Subject to the provisions of this Law with respect to the setting aside of registration —
a registered judgment shall, for the purposes of execution, be of the same force and effect;
proceedings may be taken on a registered judgment;
the sum for which a judgment is registered shall carry interest; and
the registering court shall have the same control over the execution of a registered judgment, as if the judgment had been a judgment originally given in the registering court and entered on the date of registration: Provided that execution shall not issue on the judgment so long as, under this Part and the Rules, it is competent for any party to make an application to have the registration of the judgment set aside, or, where such an application is made, until after the application has been finally determined.

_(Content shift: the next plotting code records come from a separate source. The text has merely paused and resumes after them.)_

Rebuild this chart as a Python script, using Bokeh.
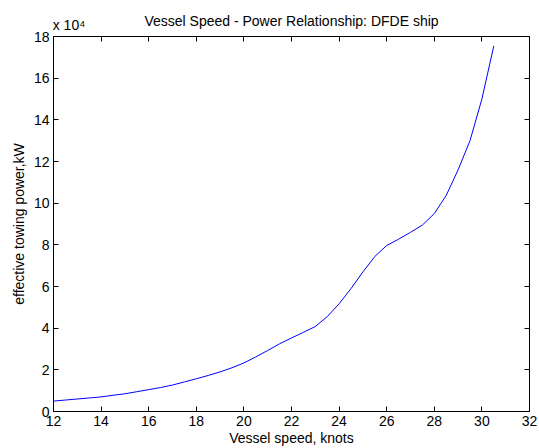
from bokeh.plotting import figure
from bokeh.models import Range1d, LinearAxis, FixedTicker, CustomJSTickFormatter
from bokeh.embed import file_html
from bokeh.resources import INLINE

# Data
speed_knots = [12, 12.5, 13, 13.5, 14, 14.5, 15, 15.5, 16, 16.5, 17, 17.5, 18, 18.5,
               19, 19.5, 20, 20.5, 21, 21.5, 22, 22.5, 23, 23.5, 24, 24.5, 25, 25.5,
               26, 26.5, 27, 27.5, 28, 28.5, 29, 29.5, 30, 30.5]
power_kw = [5000, 5500, 6000, 6500, 7000, 7800, 8500, 9500, 10500, 11500, 12700, 14200,
            15700, 17300, 19000, 21000, 23300, 26200, 29300, 32500, 35300, 38000, 40800,
            45500, 51700, 59000, 67000, 74400, 79700, 82700, 86000, 89500, 95000, 103700,
            116000, 130000, 150000, 175500]
x_ticks = [12, 14, 16, 18, 20, 22, 24, 26, 28, 30, 32]
y_ticks = [0, 20000, 40000, 60000, 80000, 100000, 120000, 140000, 160000, 180000]
y_tick_labels = ["0", "2", "4", "6", "8", "10", "12", "14", "16", "18"]
title_text = "Vessel Speed - Power Relationship: DFDE ship"
exponent_text = "x 10\u2074"

FONT = "Liberation Sans"
FS = "14px"
EXP_POS = 12.65  # horizontal anchor of the "x 10^4" note along the top edge

p = figure(width=539, height=448, output_backend="svg", toolbar_location=None,
           x_range=Range1d(12, 32), y_range=Range1d(0, 180000),
           min_border_left=53, min_border_right=10, min_border_top=36, min_border_bottom=37)
p.grid.visible = False
p.outline_line_color = "black"
p.background_fill_color = "white"
p.border_fill_color = "white"

p.line(speed_knots, power_kw, line_color="#0000ff", line_width=1)

for ax in [p.xaxis[0], p.yaxis[0]]:
    ax.major_tick_in = 5
    ax.major_tick_out = 0
    ax.minor_tick_in = 0
    ax.minor_tick_out = 0
    ax.axis_line_color = "black"
    ax.major_tick_line_color = "black"
    ax.major_label_text_font = FONT
    ax.major_label_text_font_size = FS
    ax.major_label_text_color = "black"
    ax.axis_label_text_font = FONT
    ax.axis_label_text_font_size = FS
    ax.axis_label_text_font_style = "normal"
    ax.axis_label_text_color = "black"

p.xaxis[0].ticker = FixedTicker(ticks=x_ticks)
p.yaxis[0].ticker = FixedTicker(ticks=y_ticks)
p.yaxis[0].major_label_overrides = {t: l for t, l in zip(y_ticks, y_tick_labels)}
p.xaxis[0].axis_label = "Vessel speed, knots"
p.yaxis[0].axis_label = "effective towing power,kW"
p.xaxis[0].major_label_standoff = 4
p.yaxis[0].major_label_standoff = 4
p.xaxis[0].axis_label_standoff = 1
p.yaxis[0].axis_label_standoff = 4

# Top edge: tick marks (as minor ticks), the exponent note and the chart title
top = LinearAxis(ticker=FixedTicker(ticks=[EXP_POS], minor_ticks=x_ticks),
                 major_label_overrides={EXP_POS: exponent_text},
                 major_tick_line_color=None, major_tick_in=0, major_tick_out=0,
                 minor_tick_in=5, minor_tick_out=0, minor_tick_line_color="black",
                 major_label_standoff=4, axis_line_color="black",
                 major_label_text_font=FONT, major_label_text_font_size=FS,
                 major_label_text_color="black",
                 axis_label=title_text, axis_label_standoff=-15,
                 axis_label_text_font=FONT, axis_label_text_font_size=FS,
                 axis_label_text_font_style="normal", axis_label_text_color="black")
empty = CustomJSTickFormatter(code="return ''")
right = LinearAxis(ticker=FixedTicker(ticks=y_ticks), formatter=empty,
                   major_tick_in=5, major_tick_out=0, minor_tick_in=0, minor_tick_out=0,
                   major_label_standoff=0, axis_line_color="black")
p.add_layout(top, "above")
p.add_layout(right, "right")

open("out.html", "w").write(file_html(p, INLINE))
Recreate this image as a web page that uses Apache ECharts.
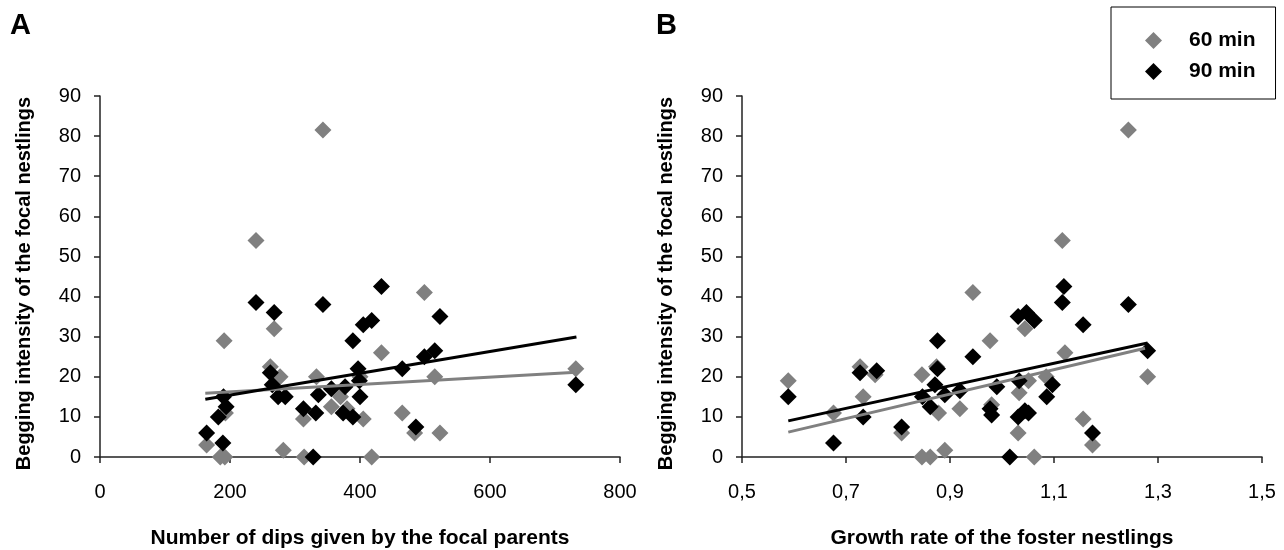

Where the sum payable under a judgment which is to be registered is expressed in a currency other than that of the Islands, the judgment shall be registered as if it were a judgment for such sum in the currency of the Islands as, on the basis of the rate of exchange prevailing at the date of the judgment of the original court, is equivalent to the sum so payable.
If, at the date of the application for registration, the judgment of the original court has been partly satisfied, the judgment shall be registered only in respect of the balance remaining payable at that date.
If, on an application for the registration of a judgment, it appears to the registering court that the judgment is in respect of different matters and that some, but not all, of the provisions of the judgment are such that if those provisions had been contained in separate judgments those judgments could properly have been registered, the judgment may be registered in respect of the provisions aforesaid but not in respect of any other provisions contained therein.
In addition to the sum of money payable under the judgment of the original court, including any interest which by the law of the country of the original court becomes due under the judgment up to the time of registration, the judgment shall be registered for the reasonable costs of and incidental to registration, including the costs of obtaining a certified copy of the judgment from the original court.